The state has security powers to clamp down on peaceful protest and so-called hate laws that stifle legitimate debate - while those who incite violence get off Scot free.
This cannot go on, it must be stopped. And for that reason, I feel that today it's incumbent on me to take a stand.
I will be resigning my membership of the House and I intend to force a by-election in Haltemprice and Howden.
Now I'll not fight it on the government's general record—there's no point repeating Crewe and Nantwich. I won't fight it on my personal record. I am just a piece in this great chess game.
I will fight it, I will argue this by-election, against the slow strangulation of fundamental British freedoms by this government.

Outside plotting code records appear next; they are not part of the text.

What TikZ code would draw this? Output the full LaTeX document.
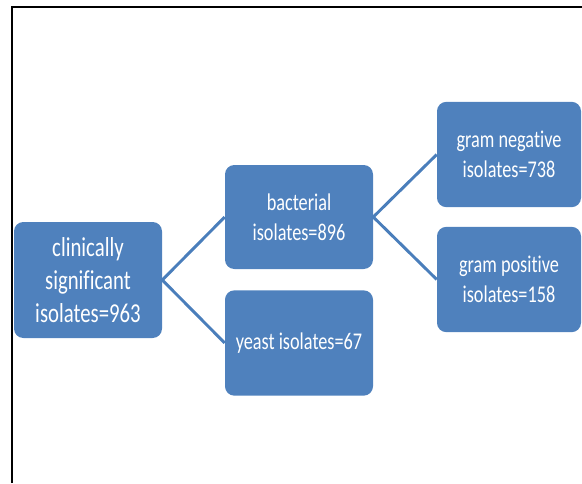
\documentclass[tikz,border=0pt]{standalone}
\usepackage{fontspec}
\setmainfont{Carlito}[FakeStretch=0.76, Ligatures={NoCommon, NoDiscretionary, NoContextual}]
\definecolor{boxblue}{HTML}{4F81BD}
\definecolor{lineblue}{HTML}{4A7EBB}

\tikzset{
	isolbox/.style={fill=boxblue, rounded corners=7pt, text=white, align=center,
		minimum width=111pt, inner sep=0pt, font=\fontsize{18}{22.5}\selectfont},
	branch/.style={lineblue, line width=2.2pt}
}

\begin{document}
\begin{tikzpicture}[x=0.75pt, y=0.75pt]
		\useasboundingbox (0,0) rectangle (582,483);

		% frame
		\draw[line width=1.6pt] (12,0) |- (582,476);

		\node[isolbox, minimum height=87pt, font=\fontsize{20.5}{24.8}\selectfont] (total) at (88,203) {clinically\\significant\\isolates=963};

		\node[isolbox, minimum height=78pt] (bact) at (299,266) {bacterial\\isolates=896};
		\node[isolbox, minimum height=79pt] (yeast) at (299,140) {yeast isolates=67};

		\node[isolbox, minimum width=108pt, minimum height=79pt] (gneg) at (509,328.5) {gram negative\\isolates=738};
		\node[isolbox, minimum width=108pt, minimum height=79pt] (gpos) at (509,203.5) {gram positive\\isolates=158};

		\draw[branch] (bact.west) -- (total.east) -- (yeast.west);
		\draw[branch] (gneg.west) -- (bact.east) -- (gpos.west);
	\end{tikzpicture}
\end{document}
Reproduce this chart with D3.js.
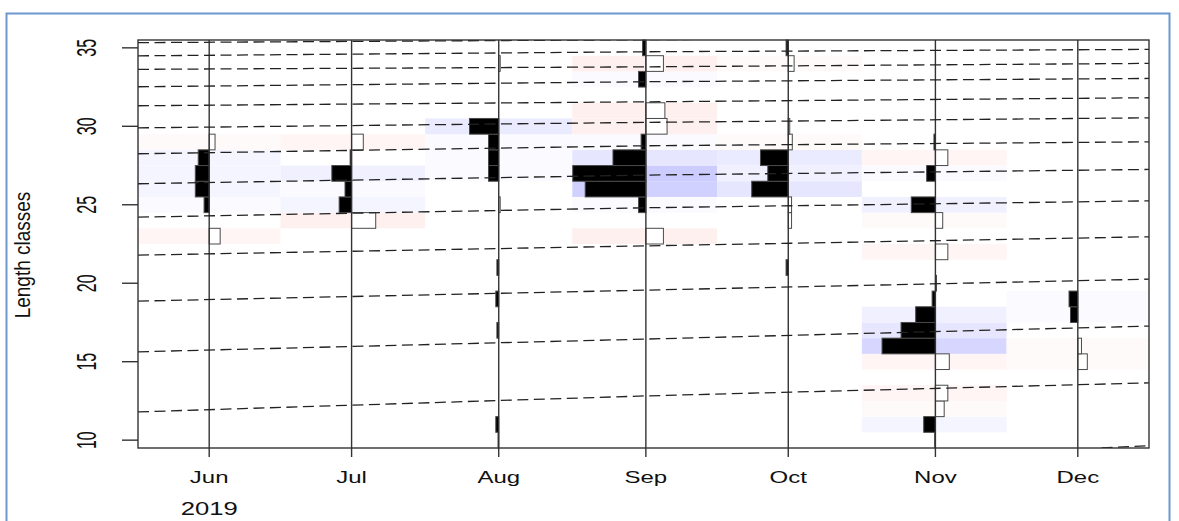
<!DOCTYPE html>
<html>
<head>
<meta charset="utf-8">
<script src="https://cdn.jsdelivr.net/npm/d3@7"></script>
<style>
  body { margin: 0; background: #fff; }
  svg { display: block; }
  text { font-family: "Liberation Sans", Arial, sans-serif; fill: #111; }
</style>
</head>
<body>
<svg id="chart" width="1179" height="521"></svg>
<script>
// ---- data -----------------------------------------------------------------
// Sampling dates of the length-frequency data
const sampleDates = ["2019-06-01", "2019-07-01", "2019-08-01", "2019-09-01",
                     "2019-10-01", "2019-11-01", "2019-12-01"];

// Length classes (mid-points, 1 cm wide)
const lengthClasses = [10, 11, 12, 13, 14, 15, 16, 17, 18, 19, 20, 21, 22,
                       23, 24, 25, 26, 27, 28, 29, 30, 31, 32, 33, 34, 35];

// Restructured scores per sample, one value per length class (10 ... 35)
const scoresJun = [0, 0, 0, 0, 0, 0, 0, 0, 0, 0, 0, 0, 0,
                   -0.15, 0, 0.07, 0.19, 0.19, 0.15, -0.08, 0, 0, 0, 0, 0, 0];
const scoresJul = [0, 0, 0, 0, 0, 0, 0, 0, 0, 0, 0, 0, 0,
                   0, -0.33, 0.17, 0.09, 0.27, 0.02, -0.16, 0, 0, 0, 0, 0, 0];
const scoresAug = [0.01, 0.04, 0, 0, 0, 0, 0, 0.025, 0, 0.04, 0, 0.025, 0,
                   0, 0, -0.02, 0, 0.14, 0.14, 0.14, 0.40, 0, 0, 0, -0.02, 0];
const scoresSep = [0, 0, 0, 0, 0, 0, 0, 0, 0, 0, 0, 0, 0,
                   -0.24, 0, 0.10, 0.83, 1.00, 0.45, 0.065, -0.29, -0.26, 0, 0.10, -0.24, 0.045];
const scoresOct = [0, 0, 0, 0, 0, 0, 0, 0, 0, 0, 0, 0.03, 0,
                   0, -0.045, -0.045, 0.50, 0.28, 0.38, -0.055, -0.02, 0, 0, 0, -0.08, 0.03];
const scoresNov = [0.01, 0.16, -0.12, -0.17, 0, -0.19, 0.73, 0.47, 0.27, 0.045, -0.015, 0, -0.17,
                   0, -0.10, 0.33, 0, 0.12, -0.17, 0.02, 0, 0, 0, 0, 0, 0];
const scoresDec = [0, 0, 0, 0, 0, -0.13, -0.05, 0, 0.10, 0.12, 0, 0, 0,
                   0, 0, 0, 0, 0, 0, 0, 0, 0, 0, 0, 0, 0];

// Growth curves (cohort lengths at three dates across the plotted period)
const curveDates = ["2019-05-17", "2019-09-01", "2019-12-16"];
const cohort1  = [35.33, 35.52, 35.70];
const cohort2  = [34.49, 34.75, 34.90];
const cohort3  = [33.63, 33.79, 34.01];
const cohort4  = [32.52, 32.84, 33.05];
const cohort5  = [31.31, 31.56, 31.82];
const cohort6  = [29.90, 30.25, 30.54];
const cohort7  = [28.25, 28.76, 29.01];
const cohort8  = [26.34, 26.89, 27.25];
const cohort9  = [24.21, 24.81, 25.25];
const cohort10 = [21.79, 22.38, 22.96];
const cohort11 = [18.86, 19.56, 20.26];
const cohort12 = [15.63, 16.44, 17.27];
const cohort13 = [11.80, 12.82, 13.65];
// youngest cohort enters the length range in December
const recruitDates = ["2019-12-06", "2019-12-16"];
const cohortRecruit = [9.50, 9.65];

// Axis labels
const monthTicks = ["2019-06-01", "2019-07-01", "2019-08-01", "2019-09-01",
                    "2019-10-01", "2019-11-01", "2019-12-01"];
const monthLabels = ["Jun", "Jul", "Aug", "Sep", "Oct", "Nov", "Dec"];
const yearLabel = "2019";
const yTicks = [10, 15, 20, 25, 30, 35];
const yTitle = "Length classes";

// ---- setup ----------------------------------------------------------------
const parse = d3.timeParse("%Y-%m-%d");
const dates = sampleDates.map(parse);
const scores = [scoresJun, scoresJul, scoresAug, scoresSep, scoresOct, scoresNov, scoresDec];

const plot = { left: 138, right: 1149, top: 40, bottom: 448 };
const x = d3.scaleTime()
  .domain([parse("2019-05-17"), parse("2019-12-16")])
  .range([plot.left, plot.right]);
const y = d3.scaleLinear().domain([9.5, 35.5]).range([plot.bottom, plot.top]);

const DAY = 864e5;
const barDays = 15.4;          // bar length for a score of 1
const svg = d3.select("#chart");

// red - white - blue palette, 21 steps, symmetric around zero
const ramp = d3.piecewise(d3.interpolateRgb, ["rgb(255,204,204)", "rgb(255,255,255)", "rgb(204,204,255)"]);
const palette = d3.range(21).map(i => ramp(i / 20));
const zmax = d3.max(scores.flat(), v => Math.abs(v));
const colourOf = v => palette[Math.max(0, Math.min(20, Math.floor((v / zmax + 1) / 2 * 21)))];

// interval of each sample: half-way to its neighbours
const bandEdges = dates.map((d, i) => {
  const lo = i === 0 ? x.domain()[0] : new Date((dates[i - 1].getTime() + d.getTime()) / 2);
  const hi = i === dates.length - 1 ? x.domain()[1] : new Date((dates[i + 1].getTime() + d.getTime()) / 2);
  return [lo, hi];
});

svg.append("defs").append("clipPath").attr("id", "plotClip")
  .append("rect")
  .attr("x", plot.left).attr("y", plot.top)
  .attr("width", plot.right - plot.left).attr("height", plot.bottom - plot.top);

// outer frame
svg.append("path")
  .attr("d", "M6.5,521 V13.5 H1169.5 V521")
  .attr("fill", "none").attr("stroke", "#6d98cf").attr("stroke-width", 2);

// ---- shaded score cells ---------------------------------------------------
const cells = [];
scores.forEach((arr, i) => arr.forEach((v, j) => {
  const c = colourOf(v);
  if (c !== "rgb(255, 255, 255)") cells.push({ i, L: lengthClasses[j], v, c });
}));
svg.append("g").attr("clip-path", "url(#plotClip)")
  .selectAll("rect").data(cells).join("rect")
  .attr("x", d => x(bandEdges[d.i][0]))
  .attr("width", d => x(bandEdges[d.i][1]) - x(bandEdges[d.i][0]))
  .attr("y", d => y(d.L + 0.5))
  .attr("height", d => y(d.L - 0.5) - y(d.L + 0.5))
  .attr("fill", d => d.c);

// ---- score bars -----------------------------------------------------------
const bars = [];
scores.forEach((arr, i) => arr.forEach((v, j) => {
  if (v !== 0) bars.push({ i, L: lengthClasses[j], v });
}));
svg.append("g")
  .selectAll("rect").data(bars).join("rect")
  .attr("x", d => d.v > 0 ? x(new Date(dates[d.i].getTime() - d.v * barDays * DAY)) : x(dates[d.i]))
  .attr("width", d => Math.abs(x(new Date(dates[d.i].getTime() + Math.abs(d.v) * barDays * DAY)) - x(dates[d.i])))
  .attr("y", d => y(d.L + 0.5))
  .attr("height", d => y(d.L - 0.5) - y(d.L + 0.5))
  .attr("fill", d => d.v > 0 ? "#000" : "#fff")
  .attr("stroke", "#4a4a4a").attr("stroke-width", 1);

// ---- sample lines ---------------------------------------------------------
svg.append("g").selectAll("line").data(dates).join("line")
  .attr("x1", d => x(d)).attr("x2", d => x(d))
  .attr("y1", plot.top).attr("y2", plot.bottom)
  .attr("stroke", "#333").attr("stroke-width", 1.4);

// ---- growth curves --------------------------------------------------------
const cohorts = [cohort1, cohort2, cohort3, cohort4, cohort5, cohort6, cohort7,
                 cohort8, cohort9, cohort10, cohort11, cohort12, cohort13];
const curveSeries = cohorts.map(c => c.map((L, k) => [parse(curveDates[k]), L]));
curveSeries.push(cohortRecruit.map((L, k) => [parse(recruitDates[k]), L]));
const line = d3.line().x(d => x(d[0])).y(d => y(d[1]));
svg.append("g").attr("clip-path", "url(#plotClip)")
  .selectAll("path").data(curveSeries).join("path")
  .attr("d", line)
  .attr("fill", "none").attr("stroke", "#222").attr("stroke-width", 1.3)
  .attr("stroke-dasharray", "11,5.5");

// ---- box and axes ---------------------------------------------------------
svg.append("rect")
  .attr("x", plot.left).attr("y", plot.top)
  .attr("width", plot.right - plot.left).attr("height", plot.bottom - plot.top)
  .attr("fill", "none").attr("stroke", "#333").attr("stroke-width", 1.4);

const yAxis = svg.append("g");
yAxis.selectAll("line").data(yTicks).join("line")
  .attr("x1", plot.left - 16).attr("x2", plot.left)
  .attr("y1", d => y(d)).attr("y2", d => y(d))
  .attr("stroke", "#333").attr("stroke-width", 1.4);
yAxis.selectAll("text").data(yTicks).join("text")
  .attr("transform", d => `translate(96,${y(d)}) scale(1.7,1) rotate(-90)`)
  .attr("text-anchor", "middle")
  .style("font-size", "16px")
  .text(d => d);

svg.append("text")
  .attr("transform", `translate(30,255) scale(1.2,1) rotate(-90)`)
  .attr("text-anchor", "middle")
  .style("font-size", "19px")
  .text(yTitle);

const ticks = monthTicks.map(parse);
const xAxis = svg.append("g");
xAxis.selectAll("line").data(ticks).join("line")
  .attr("x1", d => x(d)).attr("x2", d => x(d))
  .attr("y1", plot.bottom).attr("y2", plot.bottom + 9)
  .attr("stroke", "#333").attr("stroke-width", 1.4);
xAxis.selectAll("text").data(ticks).join("text")
  .attr("transform", d => `translate(${x(d)},483) scale(1.5,1)`)
  .attr("text-anchor", "middle")
  .style("font-size", "16px")
  .text((d, i) => monthLabels[i]);

svg.append("text")
  .attr("transform", `translate(${x(ticks[0])},515) scale(1.35,1)`)
  .attr("text-anchor", "middle")
  .style("font-size", "19px")
  .text(yearLabel);
</script>
</body>
</html>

Now, that may mean I've made my last speech to the House—it's possible. And of course that would be a matter of deep regret to me. But at least my electorate, and the nation as a whole, would have had the opportunity to debate and consider one of the most fundamental issues of our day—the ever-intrusive power of the state into our lives, the loss of privacy, the loss of freedom and the steady attrition undermining the rule of law.
And if they do send me back here it will be with a single, simple message: that the monstrosity of a law that we passed yesterday will not stand.
Good for you! David Davis fucking rocks!
UPDATE: thanks to Rachel Joyce, who points out that Dominic Grieve has pledged that the Tories will repeal this piece of shit law. I don't suppose that they'd like to commit to taking it back down to 72 hours, would they? Rachel, who is Conservative PPC for Harrow West, has a good post up too.